In the press conference, Ms. Fried asserted Florida education commissioner Manny Diaz and Republican Gov. Ron DeSantis had joined in fostering the lawsuit, a charge a spokesman for Mr. Diaz rejected.

“The Florida Department of Education and Governor DeSantis are not a part of the lawsuit,” Diaz spokesman Alex Lanfranconi told The Washington Times via email.

“Commissioner Fried continues to threaten to remove Florida students from the National School Lunch Program over unenforceable federal guidance.  As we’ve said repeatedly, Florida will not allow our students to be taken hostage by individuals attempting to implement a radical gender ideology on children,” he added.

In a filing at the Tampa Division of the U.S. District Court for the Middle District of Florida, attorneys representing the federal and state agencies said Friday the school’s application would be approved, and that the USDA “issued a written letter confirming the school’s religious exemption” to the Title IX rules.
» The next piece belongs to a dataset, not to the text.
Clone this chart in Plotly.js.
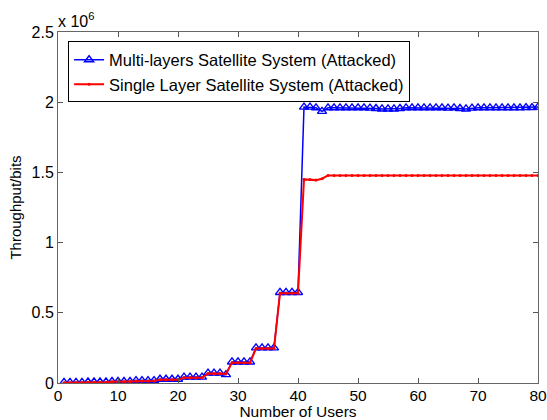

The filing also stated Florida agriculture officials would “respect that religious exemption.”

“It shouldn’t have taken a lawsuit to get the government to respect religious freedom,” said Erica Steinmiller-Perdomo, legal counsel at Alliance Defending Freedom, in a statement. “Grant Park Christian Academy treats every child with dignity and respect and never turns away a hungry child. … We will defend other public and private schools across the country who remain under the burden of this unlawful mandate that violates religious beliefs.”

The pastor whose ministry runs the school expressed appreciation for the decision.

“Our kids depend on our school’s lunch program to eat balanced, nutritious meals and we’re breathing a sigh of relief that we can continue this vital outreach to the Grant Park community,” said Pastor Alfred Johnson, president of Faith Action Ministry Alliance, the academy’s parent organization, in a statement.

The Times has reached out to the USDA for comment, as well as Mr. DeSantis’ office.